Cystatin C is a small protein filtered by the kidneys whose blood level reflects glomerular filtration with much less dependence on muscle mass than creatinine. That makes cystatin C based eGFR especially useful when creatinine is likely to mislead, and the combined equation is the most accurate estimate available without a measured GFR study.
How it works
Both equations are the 2021 race-free CKD-EPI forms. The cystatin C only equation scales a base rate by how far cystatin C sits above or below a reference of 0.8 mg/L, then applies age and sex factors:
eGFR(cys) = 133 x min(Scys/0.8, 1)^-0.499
x max(Scys/0.8, 1)^-1.328
x 0.996^age
x (0.932 if female)
The combined equation uses both markers, with creatinine handled through sex-specific kappa and alpha constants, and is the most accurate of the three.

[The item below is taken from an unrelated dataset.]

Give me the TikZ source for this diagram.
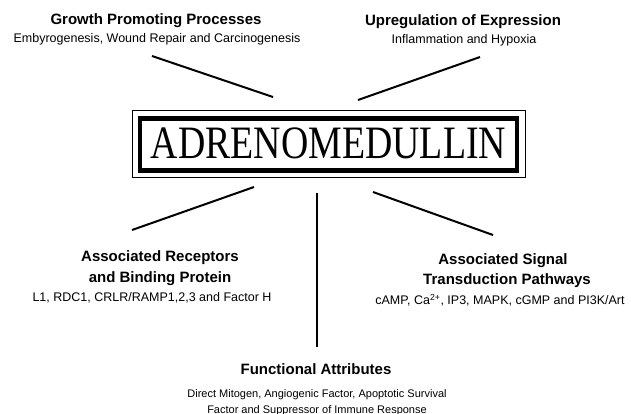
\documentclass[tikz,border=0pt]{standalone}
\usepackage{fontspec}
\setmainfont{Liberation Sans}
\newfontfamily\admfont{Liberation Serif}
\begin{document}
\begin{tikzpicture}[x=1pt,y=-1pt,
  head/.style={font=\fontsize{15}{18}\selectfont\bfseries, inner sep=0pt, anchor=base},
  sub/.style={font=\fontsize{12.5}{15}\selectfont, inner sep=0pt, anchor=base},
  subsmall/.style={font=\fontsize{11}{13}\selectfont, inner sep=0pt, anchor=base},
  spoke/.style={line width=2pt},
  thickframe/.style={draw, line width=4.5pt, inner sep=0pt},
  thinframe/.style={draw, line width=1pt, inner sep=0pt}]
\useasboundingbox (0,0) rectangle (631,413);
% central box
\node[thickframe, minimum width=377pt, minimum height=52pt] (admbox) at (328.5,144.5) {};
\node[thinframe, minimum width=393pt, minimum height=67pt] (admouter) at (328.5,144) {};
\node[inner sep=0pt, anchor=base, font=\admfont\fontsize{43}{43}\selectfont, xscale=0.88, yscale=1.08] (adm) at (328.5,158) {ADRENOMEDULLIN};
% labels
\node[head] (h1) at (156,24) {Growth Promoting Processes};
\node[sub] (s1) at (157,42.5) {Embyrogenesis, Wound Repair and Carcinogenesis};
\node[head] (h2) at (463,25.5) {Upregulation of Expression};
\node[sub] (s2) at (464,43.5) {Inflammation and Hypoxia};
\node[head] (h3a) at (160,261) {Associated Receptors};
\node[head] (h3b) at (160,282.5) {and Binding Protein};
\node[sub] (s3) at (152,301) {L1, RDC1, CRLR/RAMP1,2,3 and Factor H};
\node[head] (h4a) at (503,264) {Associated Signal};
\node[head] (h4b) at (507,284) {Transduction Pathways};
\node[sub] (s4) at (500,304.5) {cAMP, Ca\textsuperscript{2+}, IP3, MAPK, cGMP and PI3K/Art};
\node[head] (h5) at (316,374.5) {Functional Attributes};
\node[subsmall] (s5a) at (317,397.5) {Direct Mitogen, Angiogenic Factor, Apoptotic Survival};
\node[subsmall] (s5b) at (317,413) {Factor and Suppressor of Immune Response};
% spokes
\coordinate (tla) at (152,56);  \coordinate (tlb) at (273,97);
\coordinate (tra) at (358,100); \coordinate (trb) at (480,57);
\coordinate (lla) at (132,230); \coordinate (llb) at (254,187);
\coordinate (va) at (317,193);  \coordinate (vb) at (317,347);
\coordinate (lra) at (373,192); \coordinate (lrb) at (493,235);
\draw[spoke] (tla) -- (tlb);
\draw[spoke] (tra) -- (trb);
\draw[spoke] (lla) -- (llb);
\draw[spoke] (va) -- (vb);
\draw[spoke] (lra) -- (lrb);
\end{tikzpicture}
\end{document}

Staging and when to prefer cystatin C
The result is mapped to KDIGO GFR categories: G1 at 90 or above, G2 from 60 to 89, G3a from 45 to 59, G3b from 30 to 44, G4 from 15 to 29, and G5 below 15. Reach for cystatin C or the combined equation when creatinine alone is suspect, for example in someone with very high or very low muscle mass, before high-stakes drug dosing, or to confirm chronic kidney disease found on a creatinine estimate. The combined equation is the recommended confirmatory tool because it draws on both markers at once.